In March 2017, Milica Fajgelj was selected as an international jury member for national Eurovision Song Contest selection in Iceland called Söngvakeppnin where she gave her maximum points to their artist Svala who ended representing Iceland in Eurovision Song Contest 2017 later on in Kiev, Ukraine.

She was at the Balkan hiphop record label Bassivity Digital. Milica manages Senidah, Zoi, Bojana Vunturišević and many more artists.

In 2024, Milica Fajgelj served as the creative show producer for Serbia’s national competitor, Teya Dora, at Pesma za Evroviziju, where they won the competition. She continues managing the artist at the Eurovision Song Contest in Malmö, Sweden.

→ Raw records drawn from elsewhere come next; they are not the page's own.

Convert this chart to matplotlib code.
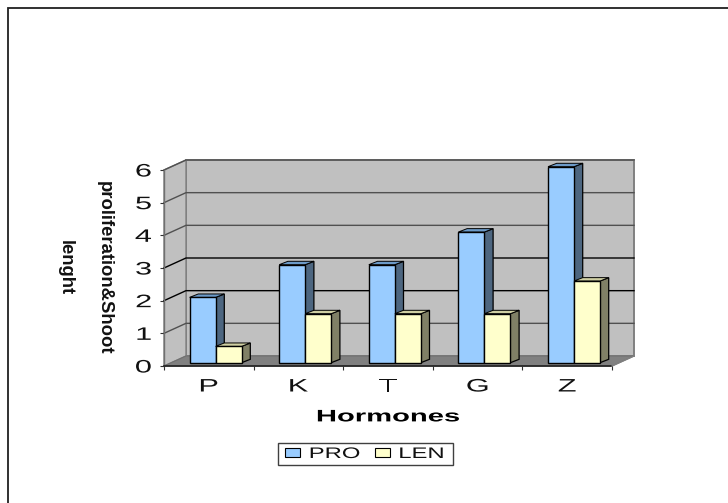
import matplotlib
matplotlib.use("Agg")
import matplotlib.pyplot as plt
from matplotlib.patches import Polygon, Rectangle, Patch
from matplotlib.patheffects import AbstractPathEffect
from matplotlib.transforms import Affine2D

categories = ["P", "K", "T", "G", "Z"]
pro_values = [2, 3, 3, 4, 6]
len_values = [0.5, 1.5, 1.5, 1.5, 2.5]
y_ticks = [0, 1, 2, 3, 4, 5, 6]
series_names = ["PRO", "LEN"]
x_title = "Hormones"
y_title = "proliferation&Shoot\n\nlenght"

W, H = 728, 503
FONT = "Liberation Sans"
BLUE = ("#99CCFF", "#4D6680", "#6C9AC8")
YELLOW = ("#FFFFCC", "#808066", "#CFCFA3")


class Stretch(AbstractPathEffect):
    """Widen glyphs along the reading direction, as in the stretched original."""
    def __init__(self, sx, anchor="center"):
        super().__init__()
        self.sx, self.anchor = sx, anchor

    def draw_path(self, renderer, gc, tpath, affine, rgbFace=None):
        ext = tpath.get_extents()
        c = {"left": ext.x0, "right": ext.x1, "center": (ext.x0 + ext.x1) / 2}[self.anchor]
        t = Affine2D().translate(-c, 0).scale(self.sx, 1).translate(c, 0) + affine
        renderer.draw_path(gc, tpath, t, rgbFace)


fig = plt.figure(figsize=(W / 100, H / 100), dpi=100, facecolor="white")
ax = fig.add_axes([164 / W, 1 - 366 / H, 448 / W, 196 / H])
ax.set_xlim(0, len(categories))
ax.set_ylim(0, 6)
ax.patch.set_visible(False)
for s in ("top", "right"):
    ax.spines[s].set_visible(False)
ax.spines["left"].set_color("#707070")
ax.spines["left"].set_linewidth(1.0)
ax.spines["bottom"].set_color("#202020")
ax.spines["bottom"].set_linewidth(1.2)

# depth of the 3-D box in data units
DX, DY = 22 / 89.6, 10 / 32.67
n = len(categories)
ymax = y_ticks[-1]
kw = dict(clip_on=False)
ax.add_patch(Polygon([(DX, DY), (n + DX, DY), (n + DX, ymax + DY), (DX, ymax + DY)],
                     fc="#C0C0C0", ec="#808080", lw=1.4, zorder=1, **kw))
ax.add_patch(Polygon([(0, 0), (DX, DY), (DX, ymax + DY), (0, ymax)],
                     fc="#C0C0C0", ec="#808080", lw=1.0, zorder=1, **kw))
ax.add_patch(Polygon([(0, 0), (n, 0), (n + DX, DY), (DX, DY)],
                     fc="#808080", ec="#707070", lw=0.8, zorder=2, **kw))
for v in y_ticks[1:]:
    col = "#000000" if v in (2, 3) else "#505050"
    ax.plot([0, DX, n + DX], [v, v + DY, v + DY], color=col, lw=1.0, zorder=2, clip_on=False)
ax.plot([n, n + DX], [0, DY], color="#808080", lw=1.0, zorder=3, clip_on=False)

# bars
BW = 26 / 89.6
SHIFT = 6.8 / 89.6
BASE = 3.3 / 32.67
BDX, BDY = 8.7 / 89.6, 3.4 / 32.67


def box(x0, v, cols, z):
    x1 = x0 + BW
    top = BASE + v
    ax.bar(x0, v, BW, bottom=BASE, align="edge", color=cols[0], edgecolor="black", lw=1.0, zorder=z + 0.2, clip_on=False)
    ax.add_patch(Polygon([(x1, BASE), (x1 + BDX, BASE + BDY), (x1 + BDX, top + BDY), (x1, top)],
                         fc=cols[1], ec="black", lw=0.9, zorder=z, **kw))
    ax.add_patch(Polygon([(x0, top), (x1, top), (x1 + BDX, top + BDY), (x0 + BDX, top + BDY)],
                         fc=cols[2], ec="black", lw=0.7, zorder=z, **kw))


for i, (p, l) in enumerate(zip(pro_values, len_values)):
    c = i + 0.5 + SHIFT
    box(c - BW, p, BLUE, 4 + i)
    box(c, l, YELLOW, 4.5 + i)

# axes text
ax.set_yticks(y_ticks)
ax.set_xticks(range(n + 1))
ax.set_xticks([i + 0.5 for i in range(n)], minor=True)
ax.set_xticklabels([])
ax.set_xticklabels(categories, minor=True, fontfamily=FONT, fontsize=13, color="#111111")
ax.tick_params(axis="x", which="major", length=3, width=0.8, color="#303030")
ax.tick_params(axis="x", which="minor", length=0, pad=9)
ax.tick_params(axis="y", length=3, width=0.8, color="#303030", pad=6, labelsize=13)
for t in ax.get_yticklabels():
    t.set_fontfamily(FONT)
    t.set_color("#111111")
    t.set_path_effects([Stretch(1.7, "right")])
for t in ax.get_xticklabels(minor=True):
    t.set_path_effects([Stretch(1.7)])

ax.set_xlabel(x_title, fontfamily=FONT, fontweight="bold", fontsize=12, labelpad=10, color="black",
              path_effects=[Stretch(1.75)])
ax.set_ylabel(y_title, fontfamily=FONT, fontweight="bold", fontsize=13.3, rotation=270,
              linespacing=1.2, va="center", ha="center", color="#111111")
ax.yaxis.set_label_coords((84.5 - 164) / 448, 0.5)

# legend
handles = [Patch(fc=BLUE[0], ec="black", lw=0.8), Patch(fc=YELLOW[0], ec="black", lw=0.8)]
leg = fig.legend(handles, series_names, loc="upper left", bbox_to_anchor=(285 / W, 1 - 447 / H),
                 ncols=2, frameon=False, borderpad=0, borderaxespad=0,
                 handlelength=1, handleheight=0.5, handletextpad=0.6, columnspacing=2.1,
                 prop={"family": FONT, "size": 11})
for t in leg.get_texts():
    t.set_path_effects([Stretch(1.56, "left")])
    t.set_color("#111111")
fig.add_artist(Rectangle((278 / W, 1 - 465 / H), 175 / W, 22 / H, transform=fig.transFigure,
                         fc="none", ec="#404040", lw=1.0))

# outer frame: only the left and top edges lie inside the picture
fig.add_artist(Rectangle((8 / W, -0.1), 1.1, 1.1 - 8 / H + 0, transform=fig.transFigure,
                         fc="none", ec="#202020", lw=1.3))
fig.savefig("out.png", dpi=100)
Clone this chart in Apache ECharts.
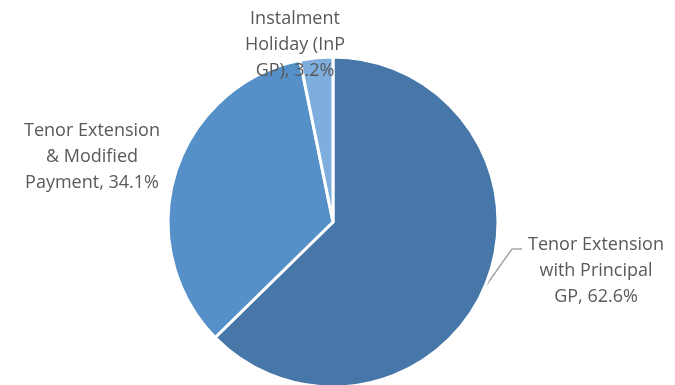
<!DOCTYPE html>
<html><head><meta charset="utf-8">
<script src="https://cdn.jsdelivr.net/npm/echarts@6/dist/echarts.min.js"></script>
<style>html,body{margin:0;padding:0;background:#fff}#c{width:675px;height:385px}</style>
</head><body><div id="c"></div>
<script>
var categories = ['Tenor Extension\nwith Principal\nGP', 'Tenor Extension\n& Modified\nPayment', 'Instalment\nHoliday (InP\nGP)'];
var values = [62.6, 34.1, 3.2];
var colors = ['#4677A8', '#5591C8', '#7EAEDD'];

var labelPos = [
  {x: 596, y: 271, line: [[485, 287], [512, 249], [522, 249]]},
  {x: 92, y: 157},
  {x: 295, y: 45}
];

var chart = echarts.init(document.getElementById('c'), null, {renderer: 'canvas'});
chart.setOption({
  animation: false,
  series: [{
    type: 'pie',
    center: [333, 222],
    radius: [0, 165],
    startAngle: 90,
    clockwise: true,
    avoidLabelOverlap: false,
    itemStyle: {borderColor: '#fff', borderWidth: 3},
    label: {
      show: true,
      position: 'outside',
      formatter: function (p) { return p.name + ', ' + p.value.toFixed(1) + '%'; },
      fontFamily: 'Open Sans',
      fontSize: 18,
      lineHeight: 26,
      color: '#595959',
      align: 'center',
      overflow: 'none',
      width: 300
    },
    labelLine: {show: false},
    labelLayout: function (params) {
      var lp = labelPos[params.dataIndex];
      var o = {x: lp.x, y: lp.y, align: 'center', verticalAlign: 'middle'};
      if (lp.line) o.labelLinePoints = lp.line;
      return o;
    },
    data: categories.map(function (c, i) {
      var d = {name: c, value: values[i], itemStyle: {color: colors[i]}};
      if (i === 0) d.labelLine = {show: true, lineStyle: {color: '#A6A6A6', width: 1.5}};
      return d;
    })
  }]
});
</script></body></html>
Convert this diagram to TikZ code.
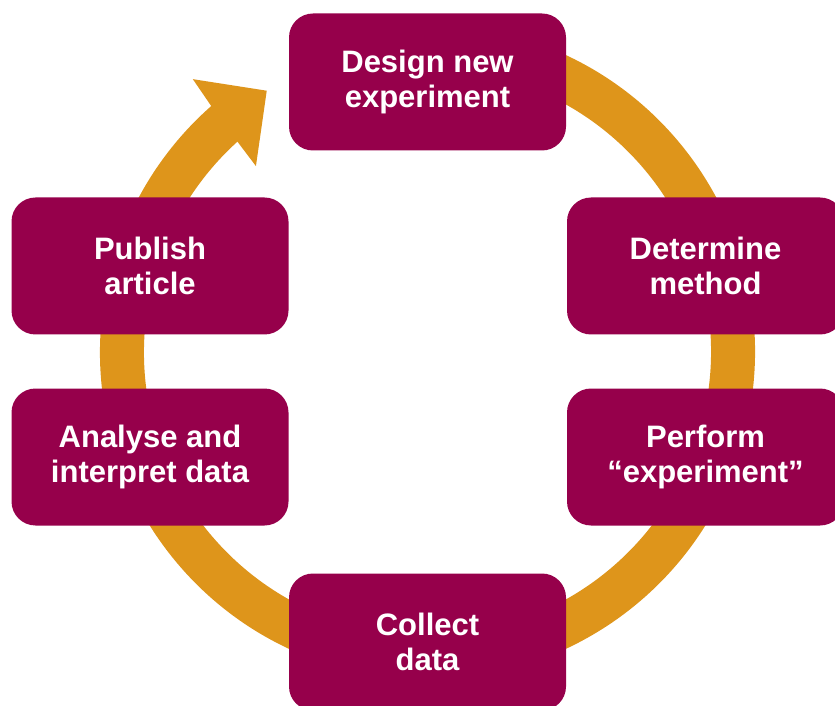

In February 2025, Milica Fajgelj was selected as an international jury member for the Irish national Eurovision Song Contest final, organized by RTÉ. She also served as the jury spokesperson on The Late Late Show.

On March 1, Milica Fajgelj was invited by Danish national TV Danish Broadcasting Corporation once again as an international jury for their national Eurovision final of Dansk Melodi Grand Prix

Since 2025. Milica Fajgelj manages Serbian rock band Oxajo.